Transfer the cell suspension to a 15-milliliter tube and centrifuge at 200 times g for 5 minutes. After removing the supernatant, resuspend the pellet in 1 milliliter of complete culture medium. Count the number of cells using a hemocytometer and plate 0.5 times 10 to the 6th cells into each well of a 24-well plate with 0.5 milliliters of fresh complete culture medium.
Next, take out the matrix extracts of Engelbreth-Holm-Swarm mouse sarcoma cells from minus 20-degree Celsius storage and thaw them on ice. Also, prewarm a 6-well plate in a 37-degree Celsius cell incubator. For adenoviral transduction, add 2 microliters of adenovirus into the 24-well plate and mix well with the dissociated urothelial cells.
To enhance transduction efficacy, perform spinoculation by centrifuging the plate at 300 times g for 30 minutes, then incubate the plate at 37 degrees Celsius and 5%carbon dioxide for 1 hour. Transfer cells and medium from the well into a 15-milliliter tube and centrifuge at 200 times g for 5 minutes. After discarding the supernatant, add 50 microliters of complete culture medium and mix well with the cells at the bottom.
Next, add 140 microliters of matrix extract and gently mix well to avoid air bubbles, then create domes for organoids by quickly adding 50 microliters of the solution per dome into the prewarmed 6-well plate. Incubate the plate and allow the domes to solidify for 5 minutes. After 5 minutes, flip the 6-well plate upside down and continue solidification for an additional 25 minutes.

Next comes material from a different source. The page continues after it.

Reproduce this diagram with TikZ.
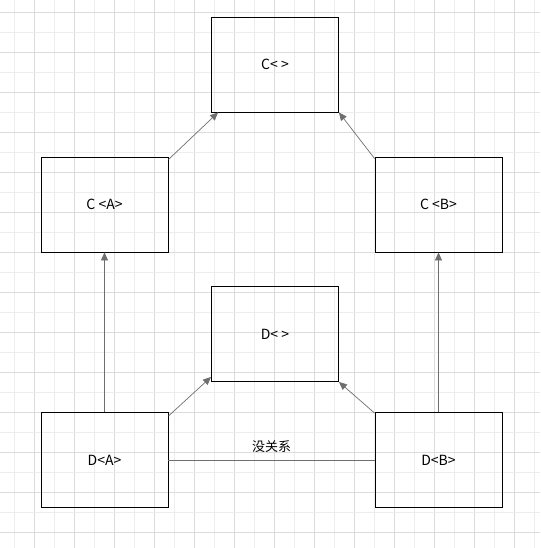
\documentclass[tikz,border=0pt]{standalone}
\usepackage{fontspec}
\setmainfont{Noto Sans CJK SC}
\usepackage{tikz}
\usetikzlibrary{arrows.meta}

\definecolor{gridminor}{HTML}{EDEDED}
\definecolor{gridmajor}{HTML}{DCDCDC}
\definecolor{linkgrey}{HTML}{6E6E6E}

\begin{document}
\begin{tikzpicture}[x=1pt,y=-1pt,
  every node/.style={draw,shape=rectangle,line width=0.9pt,minimum width=127pt,minimum height=95pt,
    inner sep=0pt,font=\fontsize{14}{16}\selectfont},
  link/.style={draw=linkgrey,line width=0.7pt,-{Triangle[length=8pt,width=7pt,fill=linkgrey]}}]

  \useasboundingbox (0,0) rectangle (540,548);

  % Background grid
  \foreach \x in {14,54,...,534} \draw[gridminor,line width=0.8pt] (\x,0) -- (\x,548);
  \foreach \x in {34,74,...,534} \draw[gridmajor,line width=0.8pt] (\x,0) -- (\x,548);
  \foreach \y in {32,72,...,548} \draw[gridminor,line width=0.8pt] (0,\y) -- (540,\y);
  \foreach \y in {12,52,...,548} \draw[gridmajor,line width=0.8pt] (0,\y) -- (540,\y);

  % Specification of nodes (position, etc.)
  \node (c0) at (275,64.5) {C< >};
  \node (ca) at (104.5,204.5) {C <A>};
  \node (cb) at (438.5,204.5) {C <B>};
  \node (d0) at (275,334) {D< >};
  \node (da) at (104.5,460) {D<A>};
  \node (db) at (438.5,460) {D<B>};

  \begin{scope}
    \tikzstyle{every node}=[draw=none,above,font=\fontsize{13}{15}\selectfont]
    \draw[link] ([yshift=-3]ca.north east) to ([xshift=7]c0.south west);
    \draw[link] ([yshift=-2]cb.north west) to (c0.south east);
    \draw[link] (da.north) to (ca.south);
    \draw[link] (db.north) to (cb.south);
    \draw[link] ([yshift=-4]da.north east) to ([yshift=5]d0.south west);
    \draw[link] ([yshift=-1]db.north west) to (d0.south east);
    \draw[draw=linkgrey,line width=0.7pt] (da) to node[pos=0.5,yshift=4pt] {没关系} (db);
  \end{scope}

\end{tikzpicture}
\end{document}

After incubation, add 2.5 milliliters of complete culture medium to each well and place the plate in an incubator for organoid culture. The green fluorescent protein was detected in nearly 100%of cells, suggesting high efficiency of adenovirus transduction. Hematoxylin and eosin staining and immunohistochemistry of triple knockout organoids tumors showed the morphology of high-grade urothelial carcinoma with positive protein expression of basal subtype markers of CK5 and p63.

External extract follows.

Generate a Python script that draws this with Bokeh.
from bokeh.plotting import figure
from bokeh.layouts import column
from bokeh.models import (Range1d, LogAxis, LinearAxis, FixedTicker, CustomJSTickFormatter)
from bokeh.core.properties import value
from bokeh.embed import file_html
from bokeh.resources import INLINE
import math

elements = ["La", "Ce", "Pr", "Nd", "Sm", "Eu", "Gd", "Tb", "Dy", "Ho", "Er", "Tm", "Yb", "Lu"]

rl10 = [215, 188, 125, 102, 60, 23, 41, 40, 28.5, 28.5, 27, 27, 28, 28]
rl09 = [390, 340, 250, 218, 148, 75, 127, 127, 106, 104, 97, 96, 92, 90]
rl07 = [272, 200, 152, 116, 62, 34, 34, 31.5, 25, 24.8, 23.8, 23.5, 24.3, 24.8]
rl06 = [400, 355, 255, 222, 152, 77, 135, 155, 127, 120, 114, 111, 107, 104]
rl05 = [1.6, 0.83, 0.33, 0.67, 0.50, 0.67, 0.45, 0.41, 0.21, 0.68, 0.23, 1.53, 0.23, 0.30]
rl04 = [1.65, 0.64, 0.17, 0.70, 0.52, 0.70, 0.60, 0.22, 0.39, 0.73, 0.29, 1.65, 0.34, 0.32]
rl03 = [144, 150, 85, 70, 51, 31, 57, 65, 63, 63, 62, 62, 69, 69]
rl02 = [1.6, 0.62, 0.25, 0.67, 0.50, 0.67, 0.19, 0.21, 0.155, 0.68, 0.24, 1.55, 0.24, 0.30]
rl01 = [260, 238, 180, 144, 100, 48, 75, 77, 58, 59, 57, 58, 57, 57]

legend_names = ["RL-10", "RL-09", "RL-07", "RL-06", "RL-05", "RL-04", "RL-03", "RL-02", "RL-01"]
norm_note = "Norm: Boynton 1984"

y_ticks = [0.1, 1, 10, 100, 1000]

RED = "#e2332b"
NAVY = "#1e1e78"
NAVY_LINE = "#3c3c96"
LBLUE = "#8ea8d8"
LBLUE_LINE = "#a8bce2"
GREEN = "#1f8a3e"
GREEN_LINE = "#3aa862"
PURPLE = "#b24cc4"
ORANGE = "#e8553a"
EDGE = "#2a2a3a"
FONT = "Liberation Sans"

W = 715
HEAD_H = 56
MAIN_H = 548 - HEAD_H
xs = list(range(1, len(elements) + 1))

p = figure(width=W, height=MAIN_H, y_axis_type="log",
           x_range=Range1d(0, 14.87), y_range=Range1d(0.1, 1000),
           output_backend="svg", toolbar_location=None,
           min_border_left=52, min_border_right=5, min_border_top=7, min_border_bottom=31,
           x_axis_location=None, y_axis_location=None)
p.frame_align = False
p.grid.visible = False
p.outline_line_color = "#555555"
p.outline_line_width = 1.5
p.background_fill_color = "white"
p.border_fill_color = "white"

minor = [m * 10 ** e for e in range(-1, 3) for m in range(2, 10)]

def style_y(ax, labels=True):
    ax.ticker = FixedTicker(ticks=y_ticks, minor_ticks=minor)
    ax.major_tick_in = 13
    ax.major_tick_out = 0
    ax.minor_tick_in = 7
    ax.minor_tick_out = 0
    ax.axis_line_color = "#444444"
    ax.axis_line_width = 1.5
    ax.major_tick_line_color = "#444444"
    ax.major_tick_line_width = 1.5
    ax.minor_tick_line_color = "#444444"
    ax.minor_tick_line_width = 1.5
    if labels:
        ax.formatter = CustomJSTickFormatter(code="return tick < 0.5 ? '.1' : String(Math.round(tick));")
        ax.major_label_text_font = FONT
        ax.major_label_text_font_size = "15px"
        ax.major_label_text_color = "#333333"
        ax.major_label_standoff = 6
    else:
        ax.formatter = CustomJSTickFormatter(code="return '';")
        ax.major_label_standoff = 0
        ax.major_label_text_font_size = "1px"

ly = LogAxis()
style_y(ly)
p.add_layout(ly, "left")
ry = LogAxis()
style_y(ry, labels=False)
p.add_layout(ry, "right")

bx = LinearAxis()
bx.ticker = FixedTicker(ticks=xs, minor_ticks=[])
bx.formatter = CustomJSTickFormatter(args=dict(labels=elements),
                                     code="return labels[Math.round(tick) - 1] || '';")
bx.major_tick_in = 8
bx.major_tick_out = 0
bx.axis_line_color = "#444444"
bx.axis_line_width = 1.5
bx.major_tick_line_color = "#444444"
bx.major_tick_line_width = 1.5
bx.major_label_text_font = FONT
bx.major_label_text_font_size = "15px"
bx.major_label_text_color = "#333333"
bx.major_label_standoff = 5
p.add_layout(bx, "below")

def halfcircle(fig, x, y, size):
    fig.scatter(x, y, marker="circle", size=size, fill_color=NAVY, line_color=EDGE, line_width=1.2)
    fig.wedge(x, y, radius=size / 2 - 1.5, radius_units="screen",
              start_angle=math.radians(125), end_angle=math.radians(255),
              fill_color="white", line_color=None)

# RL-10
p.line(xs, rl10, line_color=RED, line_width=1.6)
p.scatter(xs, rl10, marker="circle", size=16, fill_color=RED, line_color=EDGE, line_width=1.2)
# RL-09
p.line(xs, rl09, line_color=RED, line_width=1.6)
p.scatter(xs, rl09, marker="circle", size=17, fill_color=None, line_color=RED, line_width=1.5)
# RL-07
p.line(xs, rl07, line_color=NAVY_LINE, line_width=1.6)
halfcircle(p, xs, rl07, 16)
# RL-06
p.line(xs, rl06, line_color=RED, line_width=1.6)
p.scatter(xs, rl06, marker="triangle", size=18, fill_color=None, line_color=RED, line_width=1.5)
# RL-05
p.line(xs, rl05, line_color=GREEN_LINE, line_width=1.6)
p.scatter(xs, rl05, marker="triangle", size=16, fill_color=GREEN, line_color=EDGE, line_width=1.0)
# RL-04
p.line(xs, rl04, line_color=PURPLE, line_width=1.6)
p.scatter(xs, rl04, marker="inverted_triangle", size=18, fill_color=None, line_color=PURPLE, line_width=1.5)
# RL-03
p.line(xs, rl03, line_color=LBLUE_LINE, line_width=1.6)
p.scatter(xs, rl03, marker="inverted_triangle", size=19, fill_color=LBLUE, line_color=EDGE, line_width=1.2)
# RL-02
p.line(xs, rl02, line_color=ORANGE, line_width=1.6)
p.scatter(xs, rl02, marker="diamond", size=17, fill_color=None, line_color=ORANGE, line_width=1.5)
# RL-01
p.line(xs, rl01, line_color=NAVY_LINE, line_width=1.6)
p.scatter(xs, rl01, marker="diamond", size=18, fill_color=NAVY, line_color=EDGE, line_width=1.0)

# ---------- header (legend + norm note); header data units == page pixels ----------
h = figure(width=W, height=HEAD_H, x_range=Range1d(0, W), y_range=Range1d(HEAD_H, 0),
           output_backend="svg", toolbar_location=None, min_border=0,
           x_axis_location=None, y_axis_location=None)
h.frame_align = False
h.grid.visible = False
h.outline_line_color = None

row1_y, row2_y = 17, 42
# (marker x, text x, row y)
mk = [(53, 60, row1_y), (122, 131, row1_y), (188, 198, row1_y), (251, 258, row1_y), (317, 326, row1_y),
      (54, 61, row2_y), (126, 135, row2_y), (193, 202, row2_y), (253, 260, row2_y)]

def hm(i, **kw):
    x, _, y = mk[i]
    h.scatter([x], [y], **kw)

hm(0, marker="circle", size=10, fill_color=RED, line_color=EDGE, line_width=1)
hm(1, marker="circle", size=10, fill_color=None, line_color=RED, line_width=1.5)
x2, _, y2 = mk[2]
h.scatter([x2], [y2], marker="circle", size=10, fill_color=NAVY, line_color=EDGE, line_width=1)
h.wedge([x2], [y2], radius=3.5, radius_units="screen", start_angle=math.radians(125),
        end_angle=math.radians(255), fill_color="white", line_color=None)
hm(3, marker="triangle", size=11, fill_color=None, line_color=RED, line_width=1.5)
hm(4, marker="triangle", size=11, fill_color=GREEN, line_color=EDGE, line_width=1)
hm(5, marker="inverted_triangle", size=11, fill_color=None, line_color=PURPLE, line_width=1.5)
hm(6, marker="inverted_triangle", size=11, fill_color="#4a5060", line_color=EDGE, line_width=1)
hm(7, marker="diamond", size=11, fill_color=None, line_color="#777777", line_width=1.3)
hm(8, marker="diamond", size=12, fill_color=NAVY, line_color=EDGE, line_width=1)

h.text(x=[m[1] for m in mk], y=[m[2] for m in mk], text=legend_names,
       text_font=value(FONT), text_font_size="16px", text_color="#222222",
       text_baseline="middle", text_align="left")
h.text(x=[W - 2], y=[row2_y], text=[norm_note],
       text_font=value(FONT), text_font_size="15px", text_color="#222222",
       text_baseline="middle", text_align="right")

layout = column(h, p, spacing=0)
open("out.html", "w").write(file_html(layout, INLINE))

The un-recombined floxed alleles were detected in urothelial cells, untreated with adenovirus, whereas the recombined alleles were observed in the triple knockout organoids. In general, 2 to 3 weeks were needed to form a 2-centimeter subcutaneous tumor. The immunohistochemistry of triple knockout organoids, in vivo xenografts, displayed positive expression of CK7, CK5, and p63 proteins.
Negative expression was detected for CK8 and uroplakin proteins. The mesenchyme marker, vimentin, was detected only in the tumor capsule or stroma. The mouse bladder dissociation must not exceed 30 minutes.
A longer dissociation time may increase in the percentage of the stroma cells, such as endothelial cells and the fibroblasts This approach can be combined with cell sorting or cell-type a specific adenovirus to generate the cell type of specific organoids, such as lumen versus basal organoids.